Dr. Venditti studies a group of inherited metabolic disorders that cause increased methylmalonic acid and homocysteine to accumulate in body fluids. The conditions are generally caused by impaired intracellular metabolism of vitamin B12 or by defects in two enzymes — methylmalonyl-CoA mutase (MUT) and methionine synthase — that require the vitamin to function. Dr. Venditti and his colleagues conduct clinical research aimed at defining the natural history of these conditions, as well as laboratory studies that use metabolic, genetic and genomic approaches to better-understand the basic biology underlying these disorders. Isolated methylmalonic acidemia (MMA) is one of the most common inborn errors of organic acid metabolism. The American College of Medical Genetics recommends newborn screening for MMA. With diverse clinical manifestations, affected patients are medically fragile and suffer from multisystem complications ranging from developmental delay to metabolic stroke to end-stage renal failure. The frequency of these complications and their precipitants remains undefined. Aberrant intracellular metabolism of vitamin B12 produces another group of conditions that feature both increased MMA and/or hyperhomocysteinemia; these disorders are named after their corresponding cellular complementation class — either cobalamin C, D, E, F, or G — and are also clinically and biochemically heterogeneous.
Dr. Venditti conducts clinical research in pursuit of a comprehensive understanding of the natural history of these disorders while developing new insights into their pathophysiology. Future efforts will involve studying patients using stable isotopes and metabolic tracers to monitor in vivo metabolism by mass spectrometry and magnetic resonance spectroscopy.
In the laboratory, Dr. Venditti uses model organisms to study MMA pathophysiology. By examining a mouse model of vitamin B12-non-responsive MMA that displays neonatal lethality, his group has determined that mitochondrial dysfunction is a cardinal feature of the disorder and may underlie the tissue-specific manifestations seen in patients. In addition, Dr. Venditti has found that a large source of methylmalonic acid derives from skeletal muscle, which may explain the clinical observation of persistent MMA in patients after solid organ (liver or liver-kidney) transplantation. Dr. Venditti's group plans to use transgenic knockout and Mut-partial-deficiency mouse models to examine organ-specific contributions to methylmalonic acid metabolism and to further explore disease mechanisms.
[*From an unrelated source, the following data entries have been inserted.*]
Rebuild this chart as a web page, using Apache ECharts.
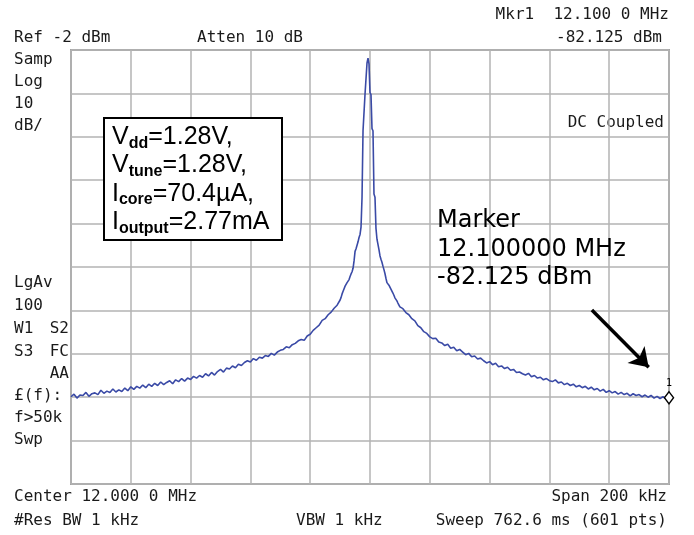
<!DOCTYPE html>
<html>
<head>
<meta charset="utf-8">
<script src="https://cdn.jsdelivr.net/npm/echarts@6/dist/echarts.min.js"></script>
<style>
html, body { margin: 0; padding: 0; background: #fff; }
#main { width: 694px; height: 535px; }
</style>
</head>
<body>
<div id="main"></div>
<script>
// 频谱仪读数 (kHz / dBm)
var centerKHz = 12000;
var spanKHz = 200;
var refLevel = -2;
var dbPerDiv = 10;

// 左侧 -100 ~ -11 kHz, 1 kHz 步进
var leftWing = [
    -81.9, -81.3, -82.2, -81.5, -81.6, -80.9, -81.8, -81.2, -81.0, -81.4,
    -80.4, -81.1, -80.6, -80.9, -80.1, -80.8, -80.3, -80.7, -79.9, -80.5,
    -79.6, -80.2, -79.5, -79.9, -79.2, -79.8, -79.0, -79.5, -78.8, -79.3,
    -78.5, -79.1, -78.6, -78.2, -78.9, -78.0, -78.4, -77.7, -78.3, -77.6,
    -77.9, -77.2, -77.6, -77.0, -77.4, -76.6, -77.1, -76.3, -76.9, -76.1,
    -75.6, -76.2, -75.3, -75.5, -74.8, -75.2, -74.4, -74.7, -74.0, -73.6,
    -73.9, -73.1, -73.5, -72.8, -73.0, -72.4, -72.6, -71.9, -72.3, -71.6,
    -71.2, -71.0, -70.4, -70.6, -69.9, -69.6, -69.0, -68.7, -68.9, -67.9,
    -67.5, -66.6, -66.0, -65.4, -64.3, -63.9, -63.0, -62.4, -61.5, -60.8
];
// 中心 -10 ~ +10 kHz, 1/3 kHz 步进
var core = [
    -59.6, -59.0, -58.2, -57.6, -57.0, -56.4, -56.0, -55.6, -55.5, -54.9,
    -54.2, -53.6, -53.1, -52.3, -50.6, -48.4, -47.8, -47.0, -46.2, -45.2,
    -44.5, -42.8, -36.0, -20.6, -20.3, -12.2, -11.9, -5.0, -3.9, -5.2,
    -11.8, -12.3, -20.1, -20.6, -35.2, -35.9, -43.1, -45.6, -46.8, -48.0,
    -49.4, -50.2, -50.9, -51.8, -52.6, -53.5, -54.6, -55.6, -55.9, -56.2,
    -56.6, -57.1, -57.5, -58.0, -58.5, -59.1, -59.4, -59.8, -60.3, -60.6,
    -61.2
];
// 右侧 +11 ~ +100 kHz, 1 kHz 步进
var rightWing = [
    -61.6, -62.5, -63.0, -63.9, -64.4, -65.5, -66.0, -66.9, -67.3, -68.1,
    -68.5, -68.4, -69.3, -69.5, -70.1, -69.8, -70.7, -70.5, -71.3, -71.0,
    -71.6, -72.2, -71.9, -72.7, -72.5, -73.2, -73.0, -73.6, -74.1, -73.8,
    -74.5, -74.2, -75.0, -74.8, -75.4, -75.1, -75.8, -75.6, -76.3, -76.2,
    -76.6, -76.9, -76.5, -77.3, -77.0, -77.6, -77.4, -78.0, -77.7, -78.2,
    -78.4, -78.0, -78.7, -78.5, -79.1, -78.8, -79.3, -79.0, -79.6, -79.3,
    -79.8, -79.5, -80.1, -79.7, -80.3, -80.0, -80.6, -80.2, -80.9, -80.5,
    -81.0, -80.7, -81.3, -80.9, -81.4, -81.1, -81.7, -81.2, -81.6, -81.4,
    -81.9, -81.5, -82.0, -81.6, -82.2, -81.8, -82.3, -81.9, -82.4, -82.125
];
// 标记
var markerKHz = 12100;
var markerDBm = -82.125;
var arrowFrom = [12074.2, -61.9];
var arrowTo = [12093.2, -75.1];

// 组装曲线
var trace = [];
for (var i = 0; i < leftWing.length; i++) {
    trace.push([centerKHz - 100 + i, leftWing[i]]);
}
for (var j = 0; j < core.length; j++) {
    trace.push([centerKHz - 10 + j / 3, core[j]]);
}
for (var k = 0; k < rightWing.length; k++) {
    trace.push([centerKHz + 11 + k, rightWing[k]]);
}

var mono = 'DejaVu Sans Mono';
function label(x, y, txt, align) {
    return {
        type: 'text', x: x, y: y, silent: true,
        style: {
            text: txt, fill: '#1a1a1a',
            font: '16px "' + mono + '"',
            textAlign: align || 'left', textVerticalAlign: 'middle'
        }
    };
}

var graphics = [
    label(14, 38, 'Ref -2 dBm'),
    label(197, 38, 'Atten 10 dB'),
    label(669, 15, 'Mkr1  12.100 0 MHz', 'right'),
    label(662, 38, '-82.125 dBm', 'right'),
    label(14, 60, 'Samp'),
    label(14, 82, 'Log'),
    label(14, 104, '10'),
    label(14, 126, 'dB/'),
    label(664, 123, 'DC Coupled', 'right'),
    label(14, 283, 'LgAv'),
    label(14, 306, '100'),
    label(14, 329, 'W1'),
    label(69, 329, 'S2', 'right'),
    label(14, 352, 'S3'),
    label(69, 352, 'FC', 'right'),
    label(69, 374, 'AA', 'right'),
    label(14, 396, '£(f):'),
    label(14, 418, 'f>50k'),
    label(14, 440, 'Swp'),
    label(14, 497, 'Center 12.000 0 MHz'),
    label(667, 497, 'Span 200 kHz', 'right'),
    label(14, 521, '#Res BW 1 kHz'),
    label(296, 521, 'VBW 1 kHz'),
    label(667, 521, 'Sweep 762.6 ms (601 pts)', 'right'),
    // 参数框
    {
        type: 'rect', silent: true, z: 100,
        shape: { x: 104, y: 118, width: 178, height: 122 },
        style: { fill: '#fff', stroke: '#000', lineWidth: 2 }
    },
    {
        type: 'text', x: 112, y: 123, silent: true, z: 101,
        style: {
            text: '{n|V}{s|dd}{n|=1.28V,}\n{n|V}{s|tune}{n|=1.28V,}\n{n|I}{s|core}{n|=70.4\u00b5A,}\n{n|I}{s|output}{n|=2.77mA}',
            rich: {
                n: { fontFamily: 'Liberation Sans', fontSize: 25, lineHeight: 28.3, fill: '#000', verticalAlign: 'middle' },
                s: { fontFamily: 'Liberation Sans', fontSize: 16, fontWeight: 'bold', lineHeight: 13, fill: '#000', verticalAlign: 'bottom' }
            }
        }
    },
    // 标记说明
    {
        type: 'text', x: 437, y: 207, silent: true, z: 100,
        style: {
            text: 'Marker\n12.100000 MHz\n-82.125 dBm',
            font: '24px "DejaVu Sans"', lineHeight: 28.5, fill: '#000'
        }
    }
];

var option = {
    backgroundColor: '#fff',
    animation: false,
    grid: {
        left: 71, right: 25, top: 50, bottom: 51,
        show: true, borderColor: '#a3a3a3', borderWidth: 2
    },
    xAxis: {
        type: 'value',
        min: centerKHz - spanKHz / 2,
        max: centerKHz + spanKHz / 2,
        interval: spanKHz / 10,
        axisLine: { show: false },
        axisTick: { show: false },
        axisLabel: { show: false },
        splitLine: { show: true, lineStyle: { color: '#b3b3b3', width: 1.5 } }
    },
    yAxis: {
        type: 'value',
        min: refLevel - 10 * dbPerDiv,
        max: refLevel,
        interval: dbPerDiv,
        axisLine: { show: false },
        axisTick: { show: false },
        axisLabel: { show: false },
        splitLine: { show: true, lineStyle: { color: '#b3b3b3', width: 1.5 } }
    },
    series: [{
        type: 'line',
        data: trace,
        showSymbol: false,
        clip: true,
        lineStyle: { color: '#3a4aa6', width: 1.6 },
        markPoint: {
            silent: true,
            symbol: 'diamond',
            symbolSize: [9, 12],
            itemStyle: { color: '#fff', borderColor: '#000', borderWidth: 1.5 },
            label: { show: true, position: 'top', distance: 2, formatter: '1', color: '#000', fontSize: 10, fontFamily: mono },
            data: [{ coord: [markerKHz, markerDBm] }]
        },
        markLine: {
            silent: true,
            symbol: ['none', 'arrow'],
            symbolSize: 18,
            label: { show: false },
            lineStyle: { color: '#000', width: 3.5, type: 'solid' },
            data: [[{ coord: arrowFrom }, { coord: arrowTo }]]
        }
    }],
    graphic: graphics
};

var myChart = echarts.init(document.getElementById('main'));
myChart.setOption(option);
</script>
</body>
</html>
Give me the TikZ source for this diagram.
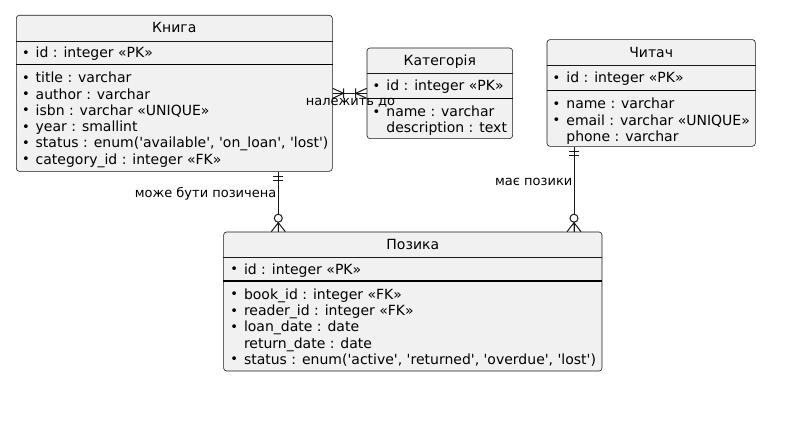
\documentclass[tikz,border=0pt]{standalone}
\usepackage{fontspec}
\setmainfont{DejaVu Sans}
\usetikzlibrary{positioning}
\definecolor{entfill}{HTML}{F1F1F1}
\definecolor{entline}{HTML}{181818}
\newcommand{\bul}{\llap{\raisebox{0.5pt}{\fontsize{13}{13}\selectfont •}\hspace{6pt}}}
\newcommand{\sq}{\textquotesingle}
\tikzstyle{entity} = [rectangle, rounded corners=3pt, draw=entline, line width=0.6pt, fill=entfill, inner sep=0pt, anchor=north west]
\tikzstyle{ttl} = [font=\fontsize{14}{16.3}\selectfont, inner sep=0pt, anchor=base]
\tikzstyle{pkfield} = [font=\fontsize{14}{16.3}\selectfont, inner sep=0pt, anchor=base west]
\tikzstyle{fields} = [font=\fontsize{14}{16.3}\selectfont, align=left, inner sep=0pt, anchor=north west]
\tikzstyle{lbl} = [font=\fontsize{13}{15}\selectfont, inner sep=0pt]
\tikzstyle{thinsep} = [draw=entline, line width=0.5pt]
\tikzstyle{pksep} = [draw=black, line width=1.1pt]
\tikzstyle{rel} = [draw=entline, line width=1pt]
\tikzset{
  onlyone/.pic={\draw [rel] (5,-5) -- (5,5) (9,-5) -- (9,5);},
  onemany/.pic={\draw [rel] (0,-5) -- (11,0) -- (0,5) (11,-5) -- (11,5);},
  zeromany/.pic={\draw [rel] (0,-7) -- (9,0) -- (0,7) (0,0) -- (9.5,0);
                 \draw [rel, fill=white] (13.5,0) circle (4pt);}
}
\begin{document}
\begin{tikzpicture}[x=1pt, y=-1pt]
      \useasboundingbox (0,0) rectangle (801,428);

      % entities
      \node (book) [entity, minimum width=316pt, minimum height=156pt] at (16,15) {};
      \node (cat) [entity, minimum width=145.6pt, minimum height=90.6pt] at (366.7,47.7) {};
      \node (reader) [entity, minimum width=208.3pt, minimum height=106.7pt] at (546.7,39.3) {};
      \node (loan) [entity, minimum width=378.4pt, minimum height=139pt] at (223.3,231.7) {};

      \draw [thinsep] (book.west |- 0,41) -- (book.east |- 0,41);
      \draw [pksep] (book.west |- 0,64.5) -- (book.east |- 0,64.5);
      \draw [thinsep] (cat.west |- 0,73.3) -- (cat.east |- 0,73.3);
      \draw [pksep] (cat.west |- 0,98.3) -- (cat.east |- 0,98.3);
      \draw [thinsep] (reader.west |- 0,65) -- (reader.east |- 0,65);
      \draw [pksep] (reader.west |- 0,90.7) -- (reader.east |- 0,90.7);
      \draw [thinsep] (loan.west |- 0,257.3) -- (loan.east |- 0,257.3);
      \draw [pksep] (loan.west |- 0,281) -- (loan.east |- 0,281);

      % Книга
      \node (book-t) [ttl] at (book.north |- 0,33) {Книга};
      \node (book-pk) [pkfield] at (35.5,57.9) {\bul id : integer «PK»};
      \node (book-f) [fields] at (35.5,71.1) {\strut\bul title : varchar\\
        \bul author : varchar\\
        \bul isbn : varchar «UNIQUE»\\
        \bul year : smallint\\
        \bul status : enum(\sq available\sq, \sq on\_loan\sq, \sq lost\sq)\\
        \bul category\_id : integer «FK»};

      % Категорія
      \node (cat-t) [ttl] at (cat.north |- 0,65.5) {Категорія};
      \node (cat-pk) [pkfield] at (386.2,90.9) {\bul id : integer «PK»};
      \node (cat-f) [fields] at (386.2,104.9) {\strut\bul name : varchar\\
        description : text};

      % Читач
      \node (reader-t) [ttl] at (reader.north |- 0,57.2) {Читач};
      \node (reader-pk) [pkfield] at (566.2,82.9) {\bul id : integer «PK»};
      \node (reader-f) [fields] at (566.2,97.3) {\strut\bul name : varchar\\
        \bul email : varchar «UNIQUE»\\
        phone : varchar};

      % Позика
      \node (loan-t) [ttl] at (loan.north |- 0,249.5) {Позика};
      \node (loan-pk) [pkfield] at (243.8,274.2) {\bul id : integer «PK»};
      \node (loan-f) [fields] at (243.8,287.6) {\strut\bul book\_id : integer «FK»\\
        \bul reader\_id : integer «FK»\\
        \bul loan\_date : date\\
        return\_date : date\\
        \bul status : enum(\sq active\sq, \sq returned\sq, \sq overdue\sq, \sq lost\sq)};

      % relations
      \coordinate (bookloan) at ([xshift=55pt]loan.north west);
      \coordinate (readerloan) at ([xshift=27.3pt]reader.south west);

      \draw [rel] (book.east |- cat.west) -- (cat.west);
      \draw [rel] (bookloan |- book.south) -- (bookloan);
      \draw [rel] (readerloan) -- (readerloan |- loan.north);

      \path (book.east |- cat.west) pic {onemany};
      \path (cat.west) pic[rotate=180] {onemany};
      \path (bookloan |- book.south) pic[rotate=-90] {onlyone};
      \path (bookloan) pic[rotate=90] {zeromany};
      \path (readerloan) pic[rotate=-90] {onlyone};
      \path (readerloan |- loan.north) pic[rotate=90] {zeromany};

      \node (rel-cat) [lbl, anchor=base] at (350.5,105.5) {належить до};
      \node (rel-book) [lbl, anchor=base east] at (276.5,197) {може бути позичена};
      \node (rel-reader) [lbl, anchor=base east] at (572.5,185.5) {має позики};
    \end{tikzpicture}
\end{document}
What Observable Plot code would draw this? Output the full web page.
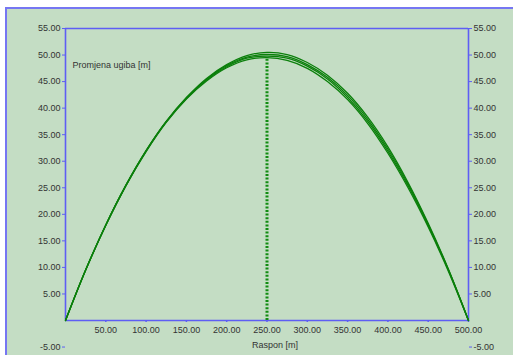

Mouse models of MMA have also provided a platform for testing gene and cell therapies. Dr. Venditti's laboratory produced and validated lentiviral, adenoviral, and adeno-associated viral vectors for delivering the Mut gene to the liver and skeletal muscle in mice. They have also recently found evidence for viral correction in enzyme-deficient human liver cells and in Mut-knockout mice. Furthermore, gene-delivery studies using adeno-associated virus serotype 8 vectors have been successful in mice, and have encouraged the pursuit of similar approaches in patients. Dr. Venditti plans to undertake cell therapy experiments in future studies.
Another focus of Dr. Venditti's laboratory involves the study of cobalamin metabolism. In collaboration with the NHGRI Zebrafish Core and as an extension of previous efforts using C. elegans to study MMA and cobalamin disorders, Dr. Venditti and his colleagues have developed a zebrafish model of cobalamin C deficiency. The cobalamin C (cblC) disorder, a form of combined MMA and hyperhomocysteinemia, is thought to be the most common inborn error of intracellular cobalamin metabolism. While its clinical manifestations are diverse — ranging from intrauterine effects, such as congenital microcephaly, to cognitive deterioration in adulthood — the underlying explanation for the pathophysiology in patients is unknown. One particularly devastating disease-related complication is progressive retinal degeneration leading to medical blindness. This occurs in only some patients affected with cblC. Dr. Venditti plans to use the cblC zebrafish model for genomic and proteomic studies in an effort to shed light on this human disorder.